_Aim of the exercise_: Copy, exactly and only, the lines from the one with "Convert this diagram to TikZ code." up to and including the one with "(hub -| l2.west);", leaving pictures out.

_Records shown_:
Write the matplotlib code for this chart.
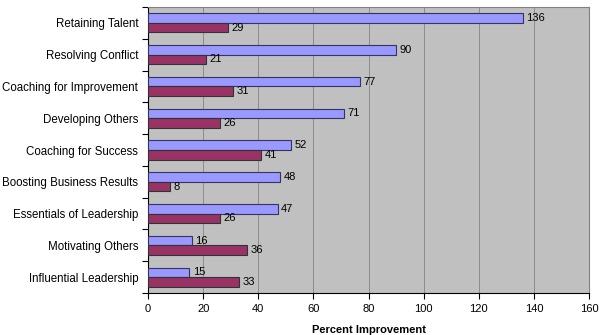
import numpy as np
import matplotlib.pyplot as plt

plt.rcParams['font.family'] = ['Liberation Sans', 'DejaVu Sans']

# Данные
categories = ['Retaining Talent', 'Resolving Conflict', 'Coaching for Improvement',
              'Developing Others', 'Coaching for Success', 'Boosting Business Results',
              'Essentials of Leadership', 'Motivating Others', 'Influential Leadership']
blue_vals = [136, 90, 77, 71, 52, 48, 47, 16, 15]
red_vals = [29, 21, 31, 26, 41, 8, 26, 36, 33]
xticks = [0, 20, 40, 60, 80, 100, 120, 140, 160]

fig = plt.figure(figsize=(6, 3.35), dpi=100)
ax = fig.add_axes([0.2467, 0.1254, 0.735, 0.8536])
ax.set_facecolor('#C0C0C0')

n = len(categories)
y = n - 1 - np.arange(n) + 0.5  # сверху вниз
h = 0.3

b1 = ax.barh(y + h / 2, blue_vals, height=h, color='#9999FF', edgecolor='#333366', linewidth=0.8, zorder=3)
b2 = ax.barh(y - h / 2, red_vals, height=h, color='#993366', edgecolor='#333333', linewidth=0.8, zorder=3)

for rect, v in zip(b1, blue_vals):
    ax.text(v + 1.2, rect.get_y() + rect.get_height() / 2, str(v), va='center', ha='left', fontsize=8)
for rect, v in zip(b2, red_vals):
    ax.text(v + 1.2, rect.get_y() + rect.get_height() / 2, str(v), va='center', ha='left', fontsize=8)

ax.set_xlim(0, 160)
ax.set_ylim(0, n)
ax.set_xticks(xticks)
ax.set_xticklabels([str(t) for t in xticks], fontsize=8)
ax.xaxis.grid(True, color='#8C8C8C', linewidth=0.7, zorder=0)
ax.set_axisbelow(True)

ax.set_yticks(y)
ax.set_yticklabels(categories, fontsize=8.3)
ax.set_yticks(np.arange(n + 1), minor=True)
ax.tick_params(axis='y', which='major', length=0, pad=7)
ax.tick_params(axis='y', which='minor', length=4, width=0.8, direction='out')
ax.tick_params(axis='x', length=4, width=0.8, direction='out', pad=4)

ax.set_xlabel('Percent Improvement', fontsize=8, fontweight='bold', labelpad=8)

for s in ['top', 'right']:
    ax.spines[s].set_color('#808080')
    ax.spines[s].set_linewidth(0.8)
for s in ['left', 'bottom']:
    ax.spines[s].set_color('black')
    ax.spines[s].set_linewidth(0.8)

fig.savefig('out.png', dpi=100)
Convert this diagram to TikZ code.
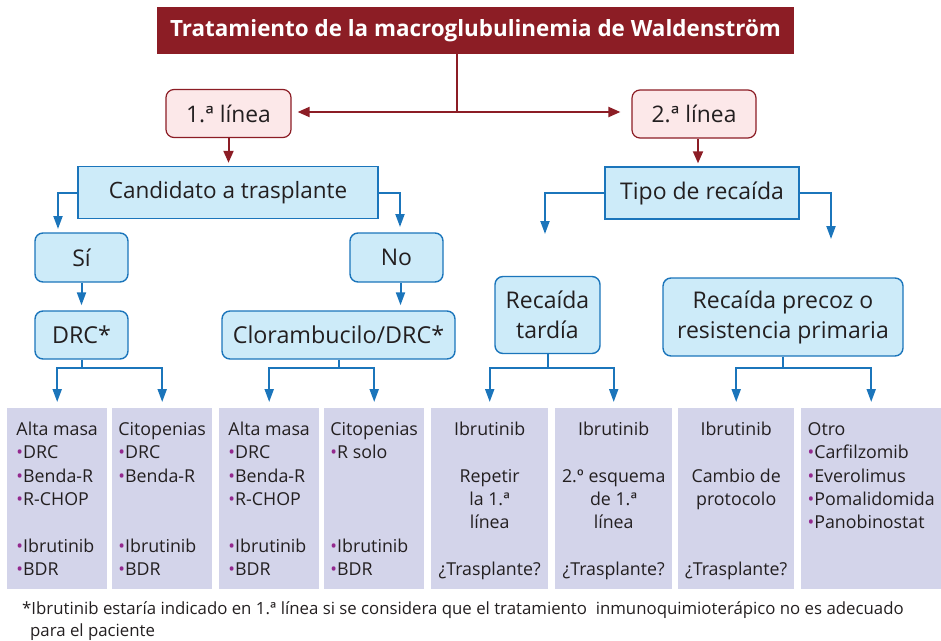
\documentclass[tikz,border=0pt]{standalone}
\usepackage{fontspec}
\setmainfont{Open Sans}
\newfontfamily\ptfont{PT Sans}
\usepackage{xcolor}
\usetikzlibrary{positioning, arrows.meta}
\definecolor{WmRed}{HTML}{8C1D25}
\definecolor{WmPink}{HTML}{FCE8E9}
\definecolor{WmBlue}{HTML}{1B75BB}
\definecolor{WmSky}{HTML}{CDEBF9}
\definecolor{WmLilac}{HTML}{D3D4EA}
\definecolor{WmDot}{HTML}{93288E}
\definecolor{WmInk}{HTML}{231F20}
\newcommand{\bu}{\textcolor{WmDot}{\textbullet}}
\newcommand{\orda}{{\ptfont ª}}
\newcommand{\ordo}{{\ptfont º}}

\begin{document}
\begin{tikzpicture}[x=1pt,y=-1pt,
  titlebox/.style={fill=WmRed, text=white, font=\bfseries\fontsize{22.4}{26}\selectfont,
    minimum width=637pt, minimum height=47pt, inner sep=0pt},
  linebox/.style={draw=WmRed, line width=1.2pt, fill=WmPink, rounded corners=8pt, text=WmInk,
    font=\fontsize{22.8}{26}\selectfont, minimum height=48pt, inner sep=0pt},
  qbox/.style={draw=WmBlue, line width=1.4pt, fill=WmSky, text=WmInk,
    font=\fontsize{23}{30}\selectfont, minimum height=52pt, inner sep=0pt, align=center},
  optbox/.style={qbox, rounded corners=8pt, minimum height=48pt},
  colbox/.style={fill=WmLilac, minimum height=181pt, inner sep=0pt, anchor=north west},
  coltext/.style={anchor=north, inner sep=0pt, text=WmInk, font=\fontsize{17.8}{23.3}\selectfont},
  redarr/.style={WmRed, line width=2pt, -{Triangle[length=12pt,width=10pt]}},
  bluearr/.style={WmBlue, line width=2pt, -{Triangle[length=13pt,width=9pt]}}]
\useasboundingbox (0,0) rectangle (941,640);

% top of the tree
\node[titlebox] (title) at (475.5,30.5) {Tratamiento de la macroglubulinemia de Waldenström};
\node[linebox, minimum width=125pt] (l1) at (228.5,113.5) {1.\orda{} línea};
\node[linebox, minimum width=124pt] (l2) at (694,114) {2.\orda{} línea};
\coordinate (hub) at (457,112);
\draw[WmRed, line width=2pt] (title.south -| hub) -- (hub);
\draw[redarr, shorten >=6pt] (hub) -- (hub -| l1.east);
\draw[redarr, shorten >=11pt] (hub) -- (hub -| l2.west);

% blue boxes
\node[qbox, minimum width=300pt, font=\fontsize{22.5}{30}\selectfont] (cand) at (228,192.5) {Candidato a trasplante};
\node[qbox, minimum width=194pt] (tipo) at (702,193) {Tipo de recaída};
\draw[redarr, shorten >=3pt] (l1.south) -- (l1.south |- cand.north);
\draw[redarr, shorten >=3pt] (l2.south) ++(4,0) coordinate (l2out) -- (l2out |- tipo.north);

\node[optbox, minimum width=93pt, minimum height=49pt] (si) at (81.5,257.5) {Sí};
\node[optbox, minimum width=93pt, minimum height=49pt] (no) at (396.5,257.5) {No};
\node[optbox, minimum width=93pt, font=\fontsize{23.3}{30}\selectfont] (drc) at (81.5,335) {DRC*};
\node[optbox, minimum width=233pt, font=\fontsize{23.3}{30}\selectfont] (clor) at (338.5,335) {Clorambucilo/DRC*};
\node[optbox, minimum width=105pt, minimum height=77pt] (tard) at (547.5,315) {Recaída\\tardía};
\node[optbox, minimum width=240pt, minimum height=78pt] (prec) at (783,317) {Recaída precoz o\\resistencia primaria};

\coordinate (siin) at (58,229);
\coordinate (noin) at (400,227);
\coordinate (tardin) at (545,234);
\coordinate (precin) at (831,239);
\draw[bluearr] (cand.west) -| (siin);
\draw[bluearr] (cand.east) -| (noin);
\draw[bluearr] (tipo.west) -| (tardin);
\draw[bluearr] (tipo.east) -| (precin);
\draw[bluearr, shorten >=5pt] (si.south) -- (si.south |- drc.north);
\draw[bluearr, shorten >=5pt] ([xshift=4pt]no.south) -- ([xshift=4pt]no.south |- clor.north);

% columns
\node[colbox, minimum width=100pt] (c1) at (7,408) {};
\node[colbox, minimum width=100pt] (c2) at (112,408) {};
\node[colbox, minimum width=100pt] (c3) at (219,408) {};
\node[colbox, minimum width=100pt] (c4) at (324,408) {};
\node[colbox, minimum width=117pt] (c5) at (431,408) {};
\node[colbox, minimum width=117pt] (c6) at (555,408) {};
\node[colbox, minimum width=116pt] (c7) at (678,408) {};
\node[colbox, minimum width=140pt] (c8) at (801,408) {};

\coordinate (fan) at (0,368);
\foreach \src/\a/\b in {drc/c1/c2, clor/c3/c4, tard/c5/c6, prec/c7/c8}{
  \draw[WmBlue, line width=2pt] (\src.south) -- (\src.south |- fan);
  \draw[bluearr] (\src.south |- fan) -| ([yshift=6pt]\a.north);
  \draw[bluearr] (\src.south |- fan) -| ([yshift=6pt]\b.north);
}

\node[coltext, align=left] (t1) at ([yshift=-11pt]c1.north) {\strut Alta masa\\\bu DRC\\\bu Benda-R\\\bu R-CHOP\\[23.3pt]\bu Ibrutinib\\\bu BDR};
\node[coltext, align=left] (t2) at ([yshift=-11pt]c2.north) {\strut Citopenias\\\bu DRC\\\bu Benda-R\\[46.6pt]\bu Ibrutinib\\\bu BDR};
\node[coltext, align=left] (t3) at ([yshift=-11pt]c3.north) {\strut Alta masa\\\bu DRC\\\bu Benda-R\\\bu R-CHOP\\[23.3pt]\bu Ibrutinib\\\bu BDR};
\node[coltext, align=left] (t4) at ([yshift=-11pt]c4.north) {\strut Citopenias\\\bu R solo\\[69.9pt]\bu Ibrutinib\\\bu BDR};
\node[coltext, align=center] (t5) at ([yshift=-11pt]c5.north) {\strut Ibrutinib\\[23.3pt]Repetir\\la 1.\orda\\línea\\[23.3pt]¿Trasplante?};
\node[coltext, align=center] (t6) at ([yshift=-11pt]c6.north) {\strut Ibrutinib\\[23.3pt]2.\ordo{} esquema\\de 1.\orda\\línea\\[23.3pt]¿Trasplante?};
\node[coltext, align=center] (t7) at ([yshift=-11pt]c7.north) {\strut Ibrutinib\\[23.3pt]Cambio de\\protocolo\\[46.6pt]¿Trasplante?};
\node[coltext, align=left] (t8) at ([yshift=-11pt]c8.north) {\strut Otro\\\bu Carfilzomib\\\bu Everolimus\\\bu Pomalidomida\\\bu Panobinostat};

% footnote
\node[anchor=north west, inner sep=0pt, align=left, text=WmInk, font=\fontsize{16.8}{22}\selectfont] (note) at (22,599)
  {\strut*Ibrutinib estaría indicado en 1.\orda{} línea si se considera que el tratamiento~ inmunoquimioterápico no es adecuado\\\hspace*{8pt}para el paciente};
\end{tikzpicture}
\end{document}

_Exercise result_:
Convert this diagram to TikZ code.
\documentclass[tikz,border=0pt]{standalone}
\usepackage{fontspec}
\setmainfont{Open Sans}
\newfontfamily\ptfont{PT Sans}
\usepackage{xcolor}
\usetikzlibrary{positioning, arrows.meta}
\definecolor{WmRed}{HTML}{8C1D25}
\definecolor{WmPink}{HTML}{FCE8E9}
\definecolor{WmBlue}{HTML}{1B75BB}
\definecolor{WmSky}{HTML}{CDEBF9}
\definecolor{WmLilac}{HTML}{D3D4EA}
\definecolor{WmDot}{HTML}{93288E}
\definecolor{WmInk}{HTML}{231F20}
\newcommand{\bu}{\textcolor{WmDot}{\textbullet}}
\newcommand{\orda}{{\ptfont ª}}
\newcommand{\ordo}{{\ptfont º}}

\begin{document}
\begin{tikzpicture}[x=1pt,y=-1pt,
  titlebox/.style={fill=WmRed, text=white, font=\bfseries\fontsize{22.4}{26}\selectfont,
    minimum width=637pt, minimum height=47pt, inner sep=0pt},
  linebox/.style={draw=WmRed, line width=1.2pt, fill=WmPink, rounded corners=8pt, text=WmInk,
    font=\fontsize{22.8}{26}\selectfont, minimum height=48pt, inner sep=0pt},
  qbox/.style={draw=WmBlue, line width=1.4pt, fill=WmSky, text=WmInk,
    font=\fontsize{23}{30}\selectfont, minimum height=52pt, inner sep=0pt, align=center},
  optbox/.style={qbox, rounded corners=8pt, minimum height=48pt},
  colbox/.style={fill=WmLilac, minimum height=181pt, inner sep=0pt, anchor=north west},
  coltext/.style={anchor=north, inner sep=0pt, text=WmInk, font=\fontsize{17.8}{23.3}\selectfont},
  redarr/.style={WmRed, line width=2pt, -{Triangle[length=12pt,width=10pt]}},
  bluearr/.style={WmBlue, line width=2pt, -{Triangle[length=13pt,width=9pt]}}]
\useasboundingbox (0,0) rectangle (941,640);

% top of the tree
\node[titlebox] (title) at (475.5,30.5) {Tratamiento de la macroglubulinemia de Waldenström};
\node[linebox, minimum width=125pt] (l1) at (228.5,113.5) {1.\orda{} línea};
\node[linebox, minimum width=124pt] (l2) at (694,114) {2.\orda{} línea};
\coordinate (hub) at (457,112);
\draw[WmRed, line width=2pt] (title.south -| hub) -- (hub);
\draw[redarr, shorten >=6pt] (hub) -- (hub -| l1.east);
\draw[redarr, shorten >=11pt] (hub) -- (hub -| l2.west);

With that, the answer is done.